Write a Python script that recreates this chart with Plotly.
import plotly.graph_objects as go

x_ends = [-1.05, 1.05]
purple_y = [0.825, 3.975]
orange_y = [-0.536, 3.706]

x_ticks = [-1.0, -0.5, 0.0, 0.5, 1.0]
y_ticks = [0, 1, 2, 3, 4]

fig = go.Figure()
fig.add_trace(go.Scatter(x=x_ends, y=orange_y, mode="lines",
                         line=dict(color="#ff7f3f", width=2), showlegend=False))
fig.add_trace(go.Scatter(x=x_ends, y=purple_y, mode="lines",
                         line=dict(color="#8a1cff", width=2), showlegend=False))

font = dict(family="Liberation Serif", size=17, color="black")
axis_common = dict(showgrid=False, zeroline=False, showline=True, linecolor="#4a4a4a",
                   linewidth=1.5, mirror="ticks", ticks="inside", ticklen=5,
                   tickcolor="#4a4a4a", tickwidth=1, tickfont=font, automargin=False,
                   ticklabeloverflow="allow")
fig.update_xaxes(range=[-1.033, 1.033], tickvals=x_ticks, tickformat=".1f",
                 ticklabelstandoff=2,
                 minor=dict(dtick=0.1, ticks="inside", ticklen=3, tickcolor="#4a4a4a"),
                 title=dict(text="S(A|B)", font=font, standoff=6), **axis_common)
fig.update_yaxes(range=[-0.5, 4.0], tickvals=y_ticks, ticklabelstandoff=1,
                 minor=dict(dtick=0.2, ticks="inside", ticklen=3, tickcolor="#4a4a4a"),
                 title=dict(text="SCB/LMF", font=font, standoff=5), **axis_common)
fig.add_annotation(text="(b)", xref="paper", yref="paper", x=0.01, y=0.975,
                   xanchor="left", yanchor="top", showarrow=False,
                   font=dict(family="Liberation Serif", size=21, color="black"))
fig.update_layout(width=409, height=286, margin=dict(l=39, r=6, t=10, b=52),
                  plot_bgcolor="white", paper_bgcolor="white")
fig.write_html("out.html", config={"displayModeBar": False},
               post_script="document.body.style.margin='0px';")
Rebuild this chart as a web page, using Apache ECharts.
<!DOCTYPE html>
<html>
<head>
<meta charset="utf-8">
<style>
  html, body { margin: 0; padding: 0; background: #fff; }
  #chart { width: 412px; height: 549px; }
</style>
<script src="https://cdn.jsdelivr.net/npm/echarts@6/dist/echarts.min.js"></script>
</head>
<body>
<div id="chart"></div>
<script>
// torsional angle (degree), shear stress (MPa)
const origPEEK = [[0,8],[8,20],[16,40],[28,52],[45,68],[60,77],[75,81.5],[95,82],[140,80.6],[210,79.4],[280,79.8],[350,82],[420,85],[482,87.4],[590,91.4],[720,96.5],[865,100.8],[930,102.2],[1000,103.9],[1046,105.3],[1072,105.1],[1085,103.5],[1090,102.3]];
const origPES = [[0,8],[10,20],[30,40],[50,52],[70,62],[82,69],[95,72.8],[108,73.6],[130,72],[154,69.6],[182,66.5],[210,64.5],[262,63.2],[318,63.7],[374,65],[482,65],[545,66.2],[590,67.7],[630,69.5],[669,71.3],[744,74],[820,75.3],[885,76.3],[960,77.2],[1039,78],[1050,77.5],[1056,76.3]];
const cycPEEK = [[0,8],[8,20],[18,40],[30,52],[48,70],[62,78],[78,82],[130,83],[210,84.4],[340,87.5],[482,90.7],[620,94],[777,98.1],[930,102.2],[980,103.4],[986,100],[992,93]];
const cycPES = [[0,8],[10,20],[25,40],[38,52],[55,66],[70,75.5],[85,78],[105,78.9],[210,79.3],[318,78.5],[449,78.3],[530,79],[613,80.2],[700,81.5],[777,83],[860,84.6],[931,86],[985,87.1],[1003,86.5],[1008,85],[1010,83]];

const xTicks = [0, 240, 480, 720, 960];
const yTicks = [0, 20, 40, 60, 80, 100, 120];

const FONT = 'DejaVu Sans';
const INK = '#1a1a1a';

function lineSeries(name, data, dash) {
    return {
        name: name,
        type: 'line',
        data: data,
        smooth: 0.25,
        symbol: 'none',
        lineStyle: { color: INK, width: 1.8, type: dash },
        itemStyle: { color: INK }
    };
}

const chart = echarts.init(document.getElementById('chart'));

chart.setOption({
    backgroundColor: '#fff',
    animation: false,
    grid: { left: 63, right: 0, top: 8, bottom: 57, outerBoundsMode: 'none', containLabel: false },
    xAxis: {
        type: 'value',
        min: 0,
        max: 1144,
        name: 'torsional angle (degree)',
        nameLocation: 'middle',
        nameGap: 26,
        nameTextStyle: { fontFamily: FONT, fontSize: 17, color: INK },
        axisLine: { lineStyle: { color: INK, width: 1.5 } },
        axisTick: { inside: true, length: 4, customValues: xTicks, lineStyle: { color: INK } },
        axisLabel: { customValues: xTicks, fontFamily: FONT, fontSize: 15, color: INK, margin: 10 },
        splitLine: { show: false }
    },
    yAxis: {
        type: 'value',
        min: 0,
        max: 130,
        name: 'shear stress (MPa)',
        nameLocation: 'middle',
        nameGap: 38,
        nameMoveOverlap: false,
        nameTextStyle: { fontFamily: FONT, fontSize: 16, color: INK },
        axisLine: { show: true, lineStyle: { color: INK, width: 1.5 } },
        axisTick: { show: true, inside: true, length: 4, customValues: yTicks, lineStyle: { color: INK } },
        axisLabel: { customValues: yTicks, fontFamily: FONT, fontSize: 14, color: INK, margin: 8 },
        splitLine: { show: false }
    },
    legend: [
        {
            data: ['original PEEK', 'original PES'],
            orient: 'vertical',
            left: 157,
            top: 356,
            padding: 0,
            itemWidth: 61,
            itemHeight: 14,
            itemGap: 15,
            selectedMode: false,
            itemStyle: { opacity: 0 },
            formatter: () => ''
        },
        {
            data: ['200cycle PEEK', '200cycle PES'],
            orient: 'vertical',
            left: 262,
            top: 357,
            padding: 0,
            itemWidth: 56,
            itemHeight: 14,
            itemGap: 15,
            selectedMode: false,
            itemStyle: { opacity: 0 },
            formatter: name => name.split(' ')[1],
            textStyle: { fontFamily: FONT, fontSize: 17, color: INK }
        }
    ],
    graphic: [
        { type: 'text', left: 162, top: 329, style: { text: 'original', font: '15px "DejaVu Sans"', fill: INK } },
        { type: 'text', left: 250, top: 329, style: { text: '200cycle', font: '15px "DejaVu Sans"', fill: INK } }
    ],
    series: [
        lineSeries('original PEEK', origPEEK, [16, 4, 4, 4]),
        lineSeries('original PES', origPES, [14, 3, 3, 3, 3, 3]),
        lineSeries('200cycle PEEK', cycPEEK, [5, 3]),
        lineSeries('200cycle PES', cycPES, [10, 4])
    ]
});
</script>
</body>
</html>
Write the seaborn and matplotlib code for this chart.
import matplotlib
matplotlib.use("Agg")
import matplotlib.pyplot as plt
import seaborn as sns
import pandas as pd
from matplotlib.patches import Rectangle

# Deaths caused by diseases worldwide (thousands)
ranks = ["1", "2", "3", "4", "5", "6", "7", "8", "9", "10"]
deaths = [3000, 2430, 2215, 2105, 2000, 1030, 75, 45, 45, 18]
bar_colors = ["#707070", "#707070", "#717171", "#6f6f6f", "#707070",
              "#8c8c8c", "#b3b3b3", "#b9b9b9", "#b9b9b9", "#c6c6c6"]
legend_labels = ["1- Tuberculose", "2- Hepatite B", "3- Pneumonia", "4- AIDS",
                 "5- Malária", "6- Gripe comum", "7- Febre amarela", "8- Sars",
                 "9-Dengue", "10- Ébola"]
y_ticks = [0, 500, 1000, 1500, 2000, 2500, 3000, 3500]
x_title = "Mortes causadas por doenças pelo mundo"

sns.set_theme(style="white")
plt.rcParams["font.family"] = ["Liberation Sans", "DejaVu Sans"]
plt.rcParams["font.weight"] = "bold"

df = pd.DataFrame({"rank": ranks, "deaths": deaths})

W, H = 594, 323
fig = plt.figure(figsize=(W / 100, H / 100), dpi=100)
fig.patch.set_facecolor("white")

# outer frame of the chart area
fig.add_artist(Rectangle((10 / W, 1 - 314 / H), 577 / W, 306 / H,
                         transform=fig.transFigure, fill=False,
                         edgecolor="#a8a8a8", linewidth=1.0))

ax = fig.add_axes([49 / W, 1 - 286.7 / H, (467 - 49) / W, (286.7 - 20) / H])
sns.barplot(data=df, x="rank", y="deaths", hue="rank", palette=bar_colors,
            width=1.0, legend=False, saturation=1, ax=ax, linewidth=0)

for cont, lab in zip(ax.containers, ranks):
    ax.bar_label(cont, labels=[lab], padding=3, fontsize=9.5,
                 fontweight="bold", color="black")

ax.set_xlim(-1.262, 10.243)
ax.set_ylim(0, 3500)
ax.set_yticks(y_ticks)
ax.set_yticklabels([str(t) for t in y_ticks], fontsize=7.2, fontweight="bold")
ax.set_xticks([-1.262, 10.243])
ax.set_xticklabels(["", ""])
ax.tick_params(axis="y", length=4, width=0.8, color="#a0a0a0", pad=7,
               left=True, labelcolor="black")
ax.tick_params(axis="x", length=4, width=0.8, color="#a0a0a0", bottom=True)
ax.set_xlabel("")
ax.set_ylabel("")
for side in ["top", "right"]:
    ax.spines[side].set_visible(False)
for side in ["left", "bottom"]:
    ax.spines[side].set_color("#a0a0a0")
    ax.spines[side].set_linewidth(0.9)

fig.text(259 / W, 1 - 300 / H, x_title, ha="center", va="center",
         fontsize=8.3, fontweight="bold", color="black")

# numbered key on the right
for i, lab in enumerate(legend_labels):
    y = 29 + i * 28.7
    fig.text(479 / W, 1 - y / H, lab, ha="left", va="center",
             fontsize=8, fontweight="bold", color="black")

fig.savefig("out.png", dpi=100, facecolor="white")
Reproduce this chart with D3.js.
----------
= To do =
Extract each line from the entries above that contains the string "with".

= Correct answer =
Write a Python script that recreates this chart with Plotly.
Reproduce this chart with D3.js.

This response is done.